Здесь получается, что одни мемуары противоречат другим. Кому верить? Нам все-таки представляется, что что-то напутал Карум. Может быть, он не был заинтересован по каким-то причинам указывать, что в начале сентября (н. ст.) Булгакова не было в Киеве. А может быть, в действительности Леонид Сергеевич был тогда в Киеве дважды, один раз в сентябре, и второй раз – в октябре, причем во время или сразу после октябрьских боев. Ведь как раз в конце октября (н. ст.) намечался переезд Константиновского училища в Киев из Феодосии, и Леонида Сергеевича вполне могли еще раз послать в город квартирьером. Вероятно, после октябрьских боев, показавших всю непрочность положения белых в городе, вопрос о возвращении училища отпал. Вот тогда Карум и мог забрать из города жену, а заодно и Михаила с Тасей. Может быть, в дальнейшем Леонида Сергеевича подвела память, и он контаминирован две поездки в одну. Не исключено также, что по какой-то причине ему невыгодно было вспоминать о второй поездке. Если же Леонид Сергеевич прав в том, что из Киева Михаил уехал вместе с Тасей, то тогда последняя, говоря о том, что она воссоединилась с мужем во Владикавказе лишь примерно месяц спустя после его отъезда из Киева, в действительности имела в виду отход его из города вместе с красными. Служба Михаила Афанасьевича у красных была, очевидно, самым тщательно скрываемым секретом в булгаковском семействе. Не забудем, что все свои интервью Татьяна Николаевна давала еще в советское время.

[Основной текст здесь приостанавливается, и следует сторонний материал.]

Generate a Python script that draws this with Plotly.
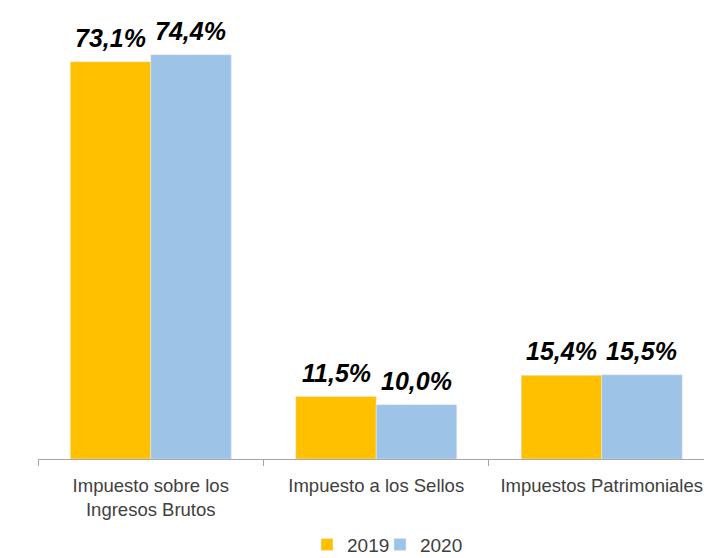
import plotly.graph_objects as go

categories = ["Impuesto sobre los<br>Ingresos Brutos", "Impuesto a los Sellos", "Impuestos Patrimoniales"]
values_2019 = [73.1, 11.5, 15.4]
values_2020 = [74.4, 10.0, 15.5]
labels_2019 = ["73,1%", "11,5%", "15,4%"]
labels_2020 = ["74,4%", "10,0%", "15,5%"]

label_font = dict(family="Liberation Sans", size=25, color="black")
legend_font = dict(family="Liberation Sans", size=19, color="#404040")

fig = go.Figure()
fig.add_trace(go.Bar(x=categories, y=values_2019, name="2019", marker_color="#FFC000", legend="legend"))
fig.add_trace(go.Bar(x=categories, y=values_2020, name="2020", marker_color="#9DC3E6", legend="legend2"))

for series, labels, shift in ((values_2019, labels_2019, -40), (values_2020, labels_2020, 40)):
    for cat, val, lab in zip(categories, series, labels):
        fig.add_annotation(x=cat, y=val, xref="x", yref="y", text="<b><i>" + lab + "</i></b>",
                           showarrow=False, xanchor="center", yanchor="bottom",
                           xshift=shift, yshift=8, font=label_font)

fig.update_layout(
    width=704, height=550,
    margin=dict(l=30, r=0, t=0, b=98.5, autoexpand=False),
    paper_bgcolor="white", plot_bgcolor="white",
    barmode="group", bargap=0.286, bargroupgap=0,
    showlegend=True,
    legend=dict(orientation="h", x=0.3991, xanchor="left", y=-0.19, yanchor="middle",
                font=legend_font, bgcolor="rgba(0,0,0,0)"),
    legend2=dict(orientation="h", x=0.5074, xanchor="left", y=-0.19, yanchor="middle",
                 font=legend_font, bgcolor="rgba(0,0,0,0)"),
    font=dict(family="Liberation Sans", size=19, color="#404040"),
)
fig.update_xaxes(
    type="category", range=[-0.5, 2.489], tickson="boundaries", ticks="outside", ticklen=6,
    tickcolor="#a6a6a6", showline=True, linecolor="#a6a6a6", linewidth=1,
    showgrid=False, ticklabelstandoff=10,
    tickfont=dict(family="Liberation Sans", size=18.5, color="#404040"),
)
fig.update_yaxes(range=[0, 83.0], visible=False, showgrid=False)

fig.write_html("out.html")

Явная нелепость есть в утверждении, что Булгаков собирался поступить в белую армию, но хотел это сделать именно на Кавказе. Почему на Кавказе? Ведь он мог свободно поступить в любую часть или учреждение, располагавшееся в Киеве. Булгаков на советской службе в Киеве никогда прежде не состоял, и препятствий к поступлению в Добровольческую армию у него как будто не было.

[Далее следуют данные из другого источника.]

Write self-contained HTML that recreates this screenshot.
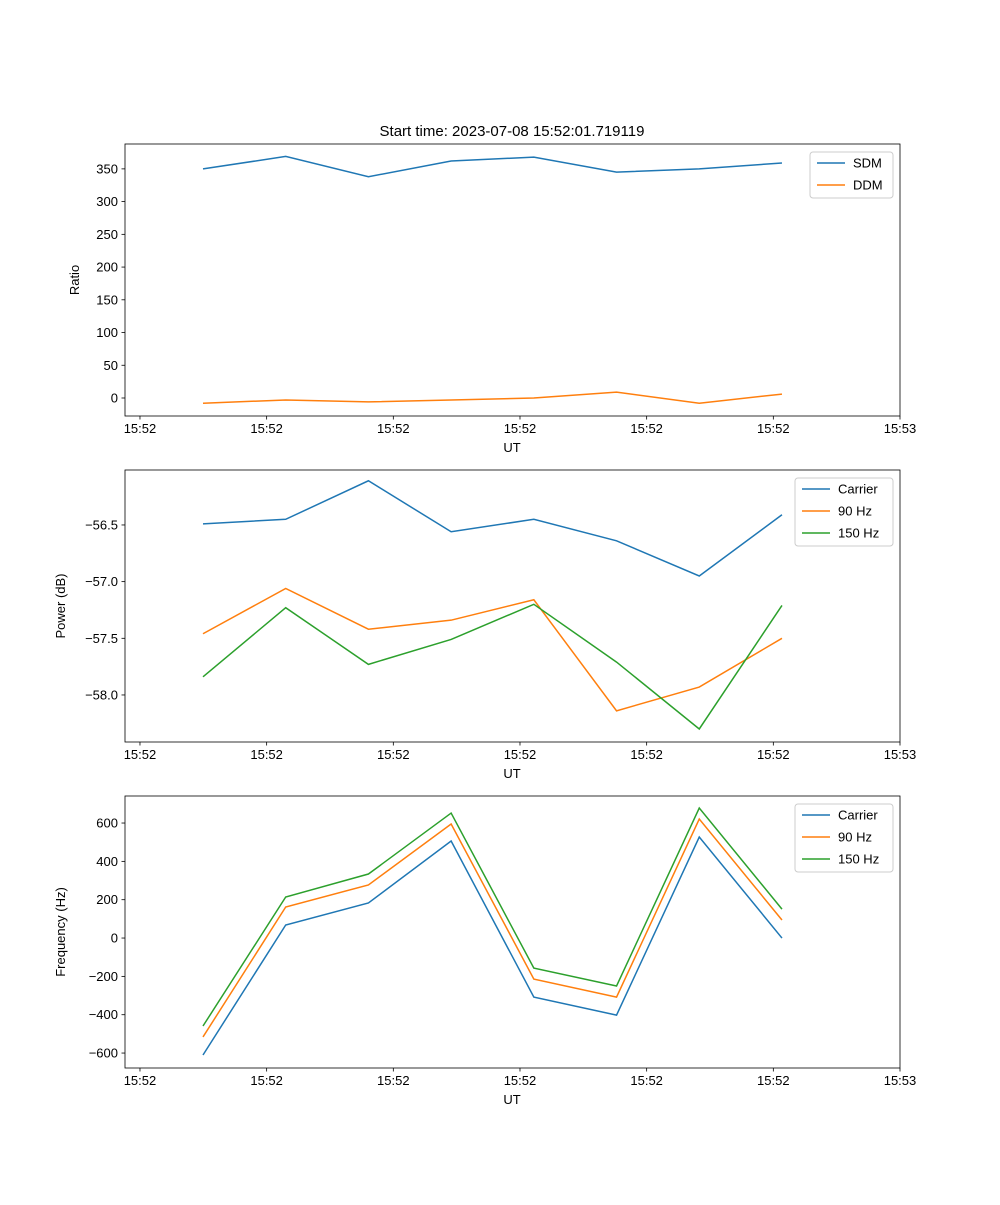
<!DOCTYPE html>
<html><head><meta charset="utf-8"><style>
body{margin:0;background:#fff}
svg text{font-family:"Liberation Sans","DejaVu Sans",sans-serif;font-size:13px;fill:#000}
</style></head><body>
<svg id="fig" width="1000" height="1200"></svg>
<script>
const xTickLabels=["15:52","15:52","15:52","15:52","15:52","15:52","15:53"];
const sdm=[350,369,338,362,368,345,350,359];
const ddm=[-8,-3,-6,-3,0,9,-8,6];
const carrierPow=[-56.49,-56.45,-56.11,-56.56,-56.45,-56.64,-56.95,-56.41];
const hz90Pow=[-57.46,-57.06,-57.42,-57.34,-57.16,-58.14,-57.93,-57.50];
const hz150Pow=[-57.84,-57.23,-57.73,-57.51,-57.20,-57.71,-58.30,-57.21];
const carrierFreq=[-610,68,183,506,-308,-402,527,0];
const hz90Freq=[-516,162,277,595,-214,-308,621,94];
const hz150Freq=[-459,214,334,652,-157,-250,678,151];
const ticks1=[0,50,100,150,200,250,300,350];
const ticks2=[-58.0,-57.5,-57.0,-56.5];
const ticks3=[-600,-400,-200,0,200,400,600];
const NS="http://www.w3.org/2000/svg";
const svg=document.getElementById('fig');
function el(t,a,p){const e=document.createElementNS(NS,t);for(const k in a)e.setAttribute(k,a[k]);(p||svg).appendChild(e);return e;}
const L=125,R=900;
function xs(i){return 203+i*82.71;}
const xTickIdx=[0,1,2,3,4,5,6].map(k=>-0.762+k*1.5315);
const C=["#1f77b4","#ff7f0e","#2ca02c"];
function panel(name,top,ymin,ymax,yt,fmt,ylabel,series,labels,legW){
  const bot=top+272;
  const g=el('g',{});
  const ys=v=>bot-(v-ymin)/(ymax-ymin)*272;
  series.forEach((s,k)=>{
    const p=el('polyline',{points:s.map((v,i)=>xs(i)+','+ys(v)).join(' '),fill:'none',stroke:C[k],'stroke-width':1.5},g);
    
    
  });
  el('rect',{x:L,y:top,width:R-L,height:272,fill:'none',stroke:'#000','stroke-width':0.8},g);
  xTickIdx.forEach((t,k)=>{const x=xs(t);el('line',{x1:x,x2:x,y1:bot,y2:bot+3.5,stroke:'#000','stroke-width':0.8},g);
    const tx=el('text',{x:x,y:bot+17,'text-anchor':'middle'},g);tx.textContent=xTickLabels[k];});
  yt.forEach(v=>{const y=ys(v);el('line',{x1:L-3.5,x2:L,y1:y,y2:y,stroke:'#000','stroke-width':0.8},g);
    const tx=el('text',{x:L-7,y:y+4.5,'text-anchor':'end'},g);tx.textContent=fmt(v);});
  const xl=el('text',{x:512,y:bot+36,'text-anchor':'middle'},g);xl.textContent='UT';
  
  const yl=el('text',{x:0,y:0,'text-anchor':'middle',transform:`translate(${L-(ylabel==='Ratio'?46:60)},${top+136}) rotate(-90)`},g);yl.textContent=ylabel;
  
  const lg=el('g',{},g);
  const lx=R-7-legW,ly=top+8;
  el('rect',{x:lx,y:ly,width:legW,height:labels.length*22+2,fill:'#fff',stroke:'#ccc',rx:3},lg);
  labels.forEach((lab,k)=>{const y=ly+11+k*22;
    el('line',{x1:lx+7,x2:lx+35,y1:y,y2:y,stroke:C[k],'stroke-width':1.5},lg);
    const t=el('text',{x:lx+43,y:y+4.5},lg);t.textContent=lab;});
}
const t=el('text',{x:512,y:136,'text-anchor':'middle',style:'font-size:15px'});t.textContent='Start time: 2023-07-08 15:52:01.719119';

panel('ratio-panel',144,-27.5,388,ticks1,v=>String(v),'Ratio',[sdm,ddm],['SDM','DDM'],83);
panel('power-panel',470,-58.415,-56.015,ticks2,v=>'\u2212'+Math.abs(v).toFixed(1),'Power (dB)',[carrierPow,hz90Pow,hz150Pow],['Carrier','90 Hz','150 Hz'],98);
panel('frequency-panel',796,-678,741,ticks3,v=>v<0?'\u2212'+Math.abs(v):String(v),'Frequency (Hz)',[carrierFreq,hz90Freq,hz150Freq],['Carrier','90 Hz','150 Hz'],98);
</script>
</body></html>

Но вообще необходимо отметить, что с мобилизованными советской властью офицерами, особенно с теми из них, которые раньше служили в Красной Армии или в советских учреждениях, деникинские добровольцы обращались не лучшим образом. Разведсводки Красной Армии так рисуют обстановку в Киеве: мобилизованные офицеры «принижены и даже не допускаются в офицерскую столовую. Доверия к мобилизованным офицерам нет, и за ними учрежден надзор добровольцев»; «офицеры, служившие при советской власти, Деникиным лишаются всех чинов и отправляются в армию рядовыми». При мобилизации офицеры проходили длительную фильтрационную проверку в образованной контрразведкой судебно-следственной комиссии, и даже те из них, кто сочувствовал целям Добровольческой армии, далеко не сразу зачислялись в ее ряды; большинство офицеров, начавших проходить проверку сразу после вступления белых в Киев в начале сентября, так и не успели завершить ее до начала октябрьских боев. В этих боях некоторые из них приняли участие на стороне добровольцев, другие разошлись по домам или покинули Киев. Легче было положение в конных и пеших белых партизанских (летучих) отрядах, куда, по свидетельству офицера киевлянина В. Корсака, зачисляли без проверки. Начавшееся уже в тот период разложение, усиливавшееся всевластие контрразведки предвещали близкий конец Белого движения.